Kraj

Milion nóg

Piszę te słowa 4 czerwca, w 34. rocznicę częściowo wolnych wyborów. W warszawskim marszu idzie milion nóg mądrych Polaków. My, naród, idziemy po swoje.

Grzmotnęło potężnie. Demokratyczny świat aż się zakołysał w proteście po podpisaniu „ruskiej” ustawy, zwanej też lex Tusk przez… No właśnie, przez kogo? Głowę państwa? Prawnika z doktoratem? Zwierzchnika sił zbrojnych? Jakoś mi się to z Andrzejem Dudą nie kojarzy. Raczej wymieniłbym inne stanowiska: slalomista na śnieżnym zboczu, lektor Narodowego Czytania, dysponent Orderu Orła Białego dla Antoniego Macierewicza czy wreszcie najważniejsze – stały odźwierny Jarosława Kaczyńskiego. Ileż to talentów w jednym człowieku, który osiem lat temu został prezydentem. Prezydentem z bardzo dobrym mniemaniem o sobie. Unię Europejską przeniknął do spodu. Pamiętam, jak w 2018 r. krzyczał, że UE to jakaś wyimaginowana wspólnota, z której niewiele dla nas wynika. Buntował się przeciwko nakazowi Brukseli, by w nasze polskie gwinty wkręcać energooszczędne żarówki. To wciskanie obcych wzorców niczym dobrym się nie skończy – przestrzegał.

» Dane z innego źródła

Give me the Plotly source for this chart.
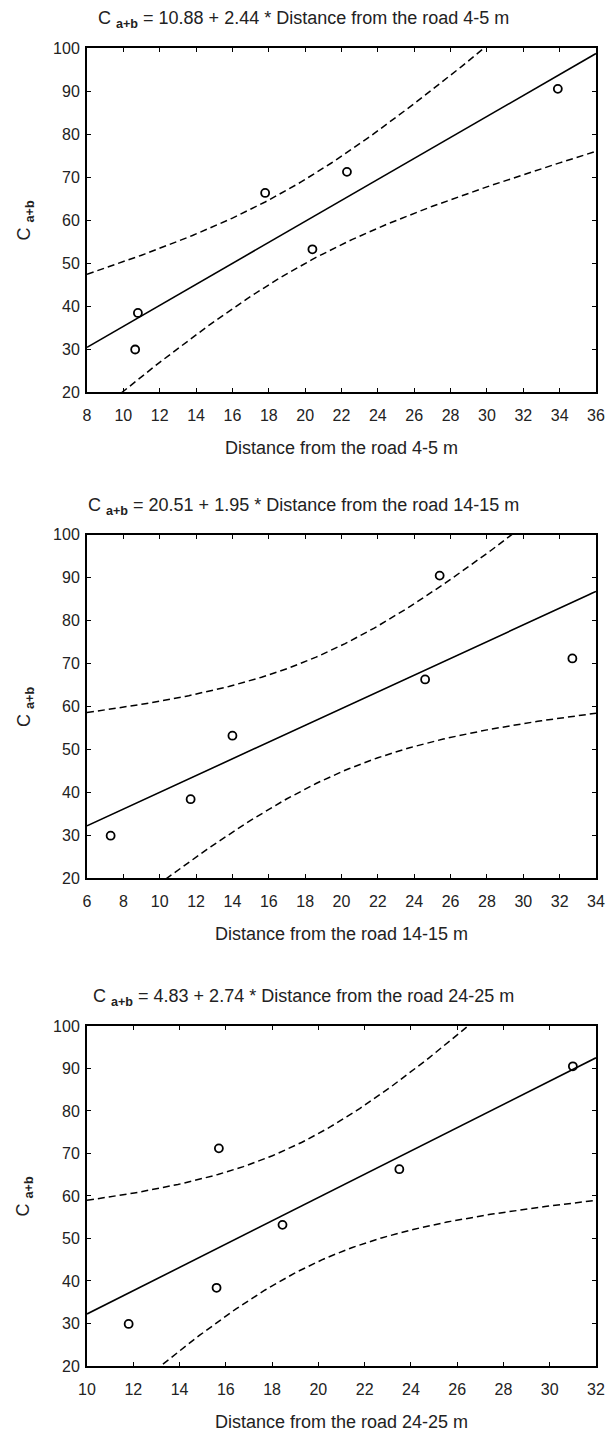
import numpy as np
import plotly.graph_objects as go

# ---- data ----
c_ab = [29.9, 38.4, 53.2, 66.3, 71.2, 90.5]
dist_4_5 = [10.65, 10.8, 20.4, 17.8, 22.3, 33.9]
dist_14_15 = [7.3, 11.7, 14.0, 24.6, 32.7, 25.4]
dist_24_25 = [11.8, 15.6, 18.45, 23.5, 15.7, 31.0]

labels = ["4-5 m", "14-15 m", "24-25 m"]
intercepts = [10.88, 20.51, 4.83]
slopes = [2.44, 1.95, 2.74]
x_ranges = [[8, 36], [6, 34], [10, 32]]
y_range = [20, 100]
T_CRIT = 2.776  # t(0.975, df=4) for the 95% confidence band

FONT = "Liberation Sans Narrow, Arial Narrow, Liberation Sans, Arial, sans-serif"

# the page body has an 8px margin, so the figure starts at page (8, 8)
OFF = 8
PAGE_W, PAGE_H = 615, 1435
W, H = PAGE_W - OFF, PAGE_H - OFF

# plot-area edges in page pixels
LEFT_PX, RIGHT_PX = 86.7, 605.0
panels_px = [(48.3, 392.3), (535.0, 878.3), (1026.0, 1366.0)]

ML = LEFT_PX - OFF
MR = PAGE_W - RIGHT_PX
MT = panels_px[0][0] - OFF
MB = PAGE_H - panels_px[2][1]
PW, PH = W - ML - MR, H - MT - MB


def py(page_y):
    return (PAGE_H - MB - page_y) / PH


def pxx(page_x):
    return (page_x - LEFT_PX) / PW


fig = go.Figure()
xs_all = [dist_4_5, dist_14_15, dist_24_25]

for i in range(3):
    n = i + 1
    xa = "x" if n == 1 else f"x{n}"
    ya = "y" if n == 1 else f"y{n}"
    x = np.array(xs_all[i], dtype=float)
    y = np.array(c_ab, dtype=float)
    a, b = intercepts[i], slopes[i]
    lo, hi = x_ranges[i]
    xl = np.linspace(lo, hi, 141)
    yl = a + b * xl
    resid = y - (a + b * x)
    s = np.sqrt(np.sum(resid ** 2) / (len(x) - 2))
    sxx = np.sum((x - x.mean()) ** 2)
    half = T_CRIT * s * np.sqrt(1.0 / len(x) + (xl - x.mean()) ** 2 / sxx)

    for band in (yl + half, yl - half):
        fig.add_trace(go.Scatter(x=xl, y=band, mode="lines", xaxis=xa, yaxis=ya,
                                 line=dict(color="black", width=1.5, dash="7px,4px"),
                                 showlegend=False, hoverinfo="skip"))
    fig.add_trace(go.Scatter(x=xl, y=yl, mode="lines", xaxis=xa, yaxis=ya,
                             line=dict(color="black", width=1.6),
                             showlegend=False))
    fig.add_trace(go.Scatter(x=x, y=y, mode="markers", xaxis=xa, yaxis=ya,
                             marker=dict(symbol="circle-open", size=8, color="black",
                                         line=dict(width=1.8, color="black")),
                             cliponaxis=False, showlegend=False))

    top, bot = panels_px[i]
    axis_common = dict(showline=True, linecolor="black", linewidth=2, mirror="ticks",
                       ticks="inside", ticklen=4, tickwidth=1.2, tickcolor="black",
                       showgrid=False, zeroline=False,
                       tickfont=dict(family=FONT, size=16, color="#222"))
    fig.layout[f"xaxis{'' if n == 1 else n}"] = dict(
        domain=[0, 1], anchor=ya, range=[lo, hi], dtick=2, tick0=lo,
        ticklabelstandoff=8, **axis_common)
    fig.layout[f"yaxis{'' if n == 1 else n}"] = dict(
        domain=[py(bot), min(1.0, py(top))], anchor=xa, range=y_range, dtick=10,
        ticklabelstandoff=2, **axis_common)

    # panel title (centred on the page)
    fig.add_annotation(text=f"C <sub><b>a+b</b></sub> = {a:.2f} + {b:.2f} * Distance from the road {labels[i]}",
                       xref="paper", yref="paper", x=pxx(PAGE_W / 2), y=py(top - 28),
                       xanchor="center", yanchor="middle", showarrow=False,
                       font=dict(family=FONT, size=18, color="#222"))
    # x-axis title
    fig.add_annotation(text=f"Distance from the road {labels[i]}",
                       xref="paper", yref="paper", x=pxx(346.0), y=py(bot + 56),
                       xanchor="center", yanchor="middle", showarrow=False,
                       font=dict(family=FONT, size=18, color="#222"))
    # y-axis title
    fig.add_annotation(text="C <sub><b>a+b</b></sub>", textangle=-90,
                       xref="paper", yref="paper", x=pxx(24), y=py((top + bot) / 2),
                       xanchor="center", yanchor="middle", showarrow=False,
                       font=dict(family=FONT, size=18, color="#222"))

fig.update_layout(width=W, height=H, margin=dict(l=ML, r=MR, t=MT, b=MB, pad=0),
                  paper_bgcolor="white", plot_bgcolor="white",
                  font=dict(family=FONT, color="#222"))

fig.write_html("out.html")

Najwyraźniej „nie posiadał wiedzy w tym temacie”, bo kierunki mu się pomyliły. Obce wzorce nadleciały ze Wschodu, pachnące murami Kremla. Wydaje się, że to ulubiona woń Kaczyńskiego, skoro zmusił pisowskich pańszczyźnianych urzędników do wydania z Sejmu ustawy o utworzeniu komisji do spraw rosyjskich wpływów na bezpieczeństwo Polski. Szczegóły są znane, opisały już je media. Przerażające jest to, że można będzie każdego oskarżyć o wszystko i każdego obłożyć infamią, wykorzystując służby specjalne, spreparowane dokumenty, nielegalne podsłuchy, a także zniesienie tajemnicy lekarskiej i adwokackiej. Ustawa pozbawia „oskarżonych” możliwości obrony. „Sędziowie” oczywiście pozostaną bezkarni. Andrzej Duda podrapał się w głowę państwa i bez czytania ustawę podpisał. Krzyczał potem do mikrofonu: Niech się boją ci, którzy powinni się bać, bo ja się nie boję – zakończył.